## Source material
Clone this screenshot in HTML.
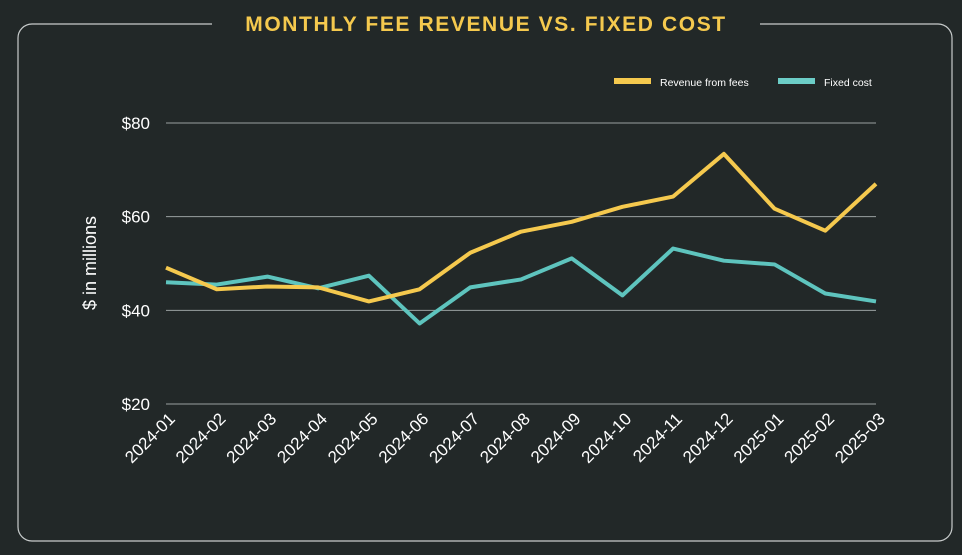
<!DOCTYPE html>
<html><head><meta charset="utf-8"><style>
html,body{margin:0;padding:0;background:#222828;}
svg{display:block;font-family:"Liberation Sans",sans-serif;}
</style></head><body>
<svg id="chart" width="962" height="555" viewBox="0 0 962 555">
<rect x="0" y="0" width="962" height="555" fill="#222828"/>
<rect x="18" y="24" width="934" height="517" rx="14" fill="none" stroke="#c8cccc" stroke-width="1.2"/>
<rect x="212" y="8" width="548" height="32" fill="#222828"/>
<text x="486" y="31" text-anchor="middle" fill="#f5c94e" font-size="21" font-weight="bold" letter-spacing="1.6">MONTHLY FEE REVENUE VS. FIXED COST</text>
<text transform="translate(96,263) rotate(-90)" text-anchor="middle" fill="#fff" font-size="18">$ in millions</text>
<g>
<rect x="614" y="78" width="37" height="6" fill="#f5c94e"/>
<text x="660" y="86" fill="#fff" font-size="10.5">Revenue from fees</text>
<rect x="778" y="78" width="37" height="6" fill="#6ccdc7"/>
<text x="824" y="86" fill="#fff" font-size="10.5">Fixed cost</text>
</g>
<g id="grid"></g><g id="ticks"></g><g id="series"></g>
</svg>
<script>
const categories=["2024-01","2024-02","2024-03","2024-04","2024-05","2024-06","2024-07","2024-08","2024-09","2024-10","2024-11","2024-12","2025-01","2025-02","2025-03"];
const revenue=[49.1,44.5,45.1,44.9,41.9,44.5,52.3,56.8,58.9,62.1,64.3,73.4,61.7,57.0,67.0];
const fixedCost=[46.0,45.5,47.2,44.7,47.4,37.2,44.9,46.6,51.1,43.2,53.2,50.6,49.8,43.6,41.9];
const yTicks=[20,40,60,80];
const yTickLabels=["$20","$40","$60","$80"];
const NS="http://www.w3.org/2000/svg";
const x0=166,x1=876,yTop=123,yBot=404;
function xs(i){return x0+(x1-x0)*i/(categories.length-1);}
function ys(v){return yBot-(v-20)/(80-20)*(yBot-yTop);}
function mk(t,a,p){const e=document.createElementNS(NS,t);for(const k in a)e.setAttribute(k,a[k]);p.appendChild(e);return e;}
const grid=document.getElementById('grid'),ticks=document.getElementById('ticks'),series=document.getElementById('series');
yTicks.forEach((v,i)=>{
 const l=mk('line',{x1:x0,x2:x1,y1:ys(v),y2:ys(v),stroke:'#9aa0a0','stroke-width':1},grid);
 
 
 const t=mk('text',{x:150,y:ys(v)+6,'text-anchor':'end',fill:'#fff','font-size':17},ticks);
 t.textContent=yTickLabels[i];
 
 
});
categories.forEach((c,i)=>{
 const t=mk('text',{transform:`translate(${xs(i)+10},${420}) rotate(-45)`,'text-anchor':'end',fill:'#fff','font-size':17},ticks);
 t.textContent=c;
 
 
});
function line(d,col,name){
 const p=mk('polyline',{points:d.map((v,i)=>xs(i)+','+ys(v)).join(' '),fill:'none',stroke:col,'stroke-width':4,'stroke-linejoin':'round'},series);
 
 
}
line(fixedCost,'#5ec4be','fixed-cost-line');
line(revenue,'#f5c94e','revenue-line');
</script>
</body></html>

## Problem details
Reproduce the data above in full, exactly as it is, with the pictures left out.

## Solution
Clone this screenshot in HTML.
<!DOCTYPE html>
<html><head><meta charset="utf-8"><style>
html,body{margin:0;padding:0;background:#222828;}
svg{display:block;font-family:"Liberation Sans",sans-serif;}
</style></head><body>
<svg id="chart" width="962" height="555" viewBox="0 0 962 555">
<rect x="0" y="0" width="962" height="555" fill="#222828"/>
<rect x="18" y="24" width="934" height="517" rx="14" fill="none" stroke="#c8cccc" stroke-width="1.2"/>
<rect x="212" y="8" width="548" height="32" fill="#222828"/>
<text x="486" y="31" text-anchor="middle" fill="#f5c94e" font-size="21" font-weight="bold" letter-spacing="1.6">MONTHLY FEE REVENUE VS. FIXED COST</text>
<text transform="translate(96,263) rotate(-90)" text-anchor="middle" fill="#fff" font-size="18">$ in millions</text>
<g>
<rect x="614" y="78" width="37" height="6" fill="#f5c94e"/>
<text x="660" y="86" fill="#fff" font-size="10.5">Revenue from fees</text>
<rect x="778" y="78" width="37" height="6" fill="#6ccdc7"/>
<text x="824" y="86" fill="#fff" font-size="10.5">Fixed cost</text>
</g>
<g id="grid"></g><g id="ticks"></g><g id="series"></g>
</svg>
<script>
const categories=["2024-01","2024-02","2024-03","2024-04","2024-05","2024-06","2024-07","2024-08","2024-09","2024-10","2024-11","2024-12","2025-01","2025-02","2025-03"];
const revenue=[49.1,44.5,45.1,44.9,41.9,44.5,52.3,56.8,58.9,62.1,64.3,73.4,61.7,57.0,67.0];
const fixedCost=[46.0,45.5,47.2,44.7,47.4,37.2,44.9,46.6,51.1,43.2,53.2,50.6,49.8,43.6,41.9];
const yTicks=[20,40,60,80];
const yTickLabels=["$20","$40","$60","$80"];
const NS="http://www.w3.org/2000/svg";
const x0=166,x1=876,yTop=123,yBot=404;
function xs(i){return x0+(x1-x0)*i/(categories.length-1);}
function ys(v){return yBot-(v-20)/(80-20)*(yBot-yTop);}
function mk(t,a,p){const e=document.createElementNS(NS,t);for(const k in a)e.setAttribute(k,a[k]);p.appendChild(e);return e;}
const grid=document.getElementById('grid'),ticks=document.getElementById('ticks'),series=document.getElementById('series');
yTicks.forEach((v,i)=>{
 const l=mk('line',{x1:x0,x2:x1,y1:ys(v),y2:ys(v),stroke:'#9aa0a0','stroke-width':1},grid);
 
 
 const t=mk('text',{x:150,y:ys(v)+6,'text-anchor':'end',fill:'#fff','font-size':17},ticks);
 t.textContent=yTickLabels[i];
 
 
});
categories.forEach((c,i)=>{
 const t=mk('text',{transform:`translate(${xs(i)+10},${420}) rotate(-45)`,'text-anchor':'end',fill:'#fff','font-size':17},ticks);
 t.textContent=c;
 
 
});
function line(d,col,name){
 const p=mk('polyline',{points:d.map((v,i)=>xs(i)+','+ys(v)).join(' '),fill:'none',stroke:col,'stroke-width':4,'stroke-linejoin':'round'},series);
 
 
}
line(fixedCost,'#5ec4be','fixed-cost-line');
line(revenue,'#f5c94e','revenue-line');
</script>
</body></html>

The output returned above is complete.